Now that I’m at the point where, despite what I thought was clever dressing to conceal my bump, I am very obviously, it appears, pregnant, I am confronted by yet another issue. How much do I say about our baby’s origins?
It’s very easy to think that the obvious answer to that is “as much or as little as you want, it’s nobody else’s business.” But for me that oversimplifies things. Let’s be clear, I feel no shame about the fact that we have used a donor egg. This baby is unquestionably my baby, and while I’m not naive enough to assume that there won’t be bumps in the road in the future around this, for now, I’m not just at peace with the decision I’ve made, I’m proud of myself for making it.
In therapy speak (not my therapist, obviously, she wouldn’t be my therapist if she spoke like this), I’ve “done the work” to get to this point. I’m also comfortable that the way we found our donor was ethical, that she had a good understanding of the physical and mental implications of what she was doing, that she wasn’t exploited.
If it were just me, I’d be telling everyone. But it’s not just me. And I’m not talking about B, who has, in his usual way, been brilliant and told me that what we tell people is entirely up to me and he will follow my lead. I’m talking about the bundle of cells that became an embryo, that became a foetus that now, on the scans, is discernible as a humanoid creature with body parts I can identify. I’m talking about someone who will I hope, one day, be a child, and then an adult, who will have their own views on how much about their conception they want to disclose, and to whom.
That’s who I feel a responsibility to. It’s another of those instances where, once you tell someone, you no longer have agency over that information. So when I tell my friends, many – but not all – who know about how we got to this point, I tell them knowing that they might tell their children. The same children who, one day, I hope – when I dare to dream – might be friends with my child. And maybe, when of an age when this sort of thing becomes important, my child might not be ok with their playmates knowing this information that hasn’t come from them.
Of course, my hope is that, because this will be a part of their story from the start, because they will always know how they came into being, this will be as unremarkable as the fact that another child we know was carried by a surrogate, another has two fathers, another has ADHD, another is on the neuro diverse spectrum. Things that are just a part of the fabric of someone’s life, but not things that define them or are in any way remarkable.

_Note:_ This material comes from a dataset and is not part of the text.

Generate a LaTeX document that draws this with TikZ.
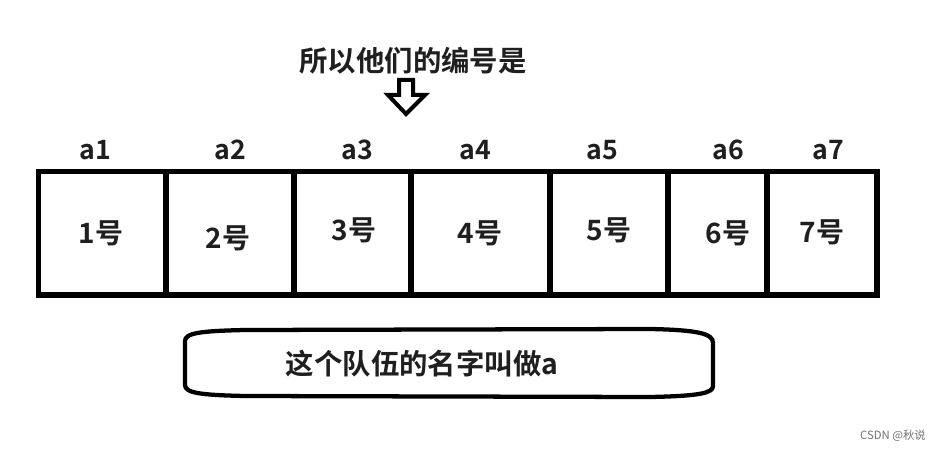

But despite all that, it’s still information that isn’t entirely mine to divulge. And I wouldn’t necessarily, if I didn’t feel another responsibility, another tension, which I wrote about for the Daily Mail earlier this year. It’s a responsibility I feel to myself. Not necessarily the me of today, but the me who spent so long trying to conceive, the me who sat at dinner parties, or in bars, listening to well-meaning people tell me about their friend who after 7, 8, 9, 10 rounds of IVF finally got pregnant and had their first baby at 43, 44, 45, 47… Which is, of course, theoretically plausible, but is also – more likely – because they used a donor egg. They just didn’t say so.
These are the unicorns that gave me, and thousands of women like me, false hope. I don’t want to be someone else’s unicorn. I don’t want to be “my friend Alice who’s 44 and got pregnant on her eighth round of IVF” without the caveat “when she used a donor egg for the first time.”
And so I’m torn. And I don’t have any hard and fast rules about who I tell and who I don’t. I sort of go with my gut. Like so much of life, I’m winging it. And I hope that if I ever have to discuss with my child why I disclosed information that wasn’t wholly mine to disclose, I will have been able to raise a child who’s compassionate and empathetic enough to understand that it was for all the people who want so desperately to be in the position of having a child to have a discussion with, for all the people I was before I became their mother.
I think it’s the same choice I would make (although you never walk in anyone else’s shoes) because we all know how lonely it can be, why not normalise in some way what is still a taboo, and as you say help someone else feel less alone because the reality is donor is so common and it’s nothing to be ashamed of or keep secret. That said, each person has to make the best decision for them.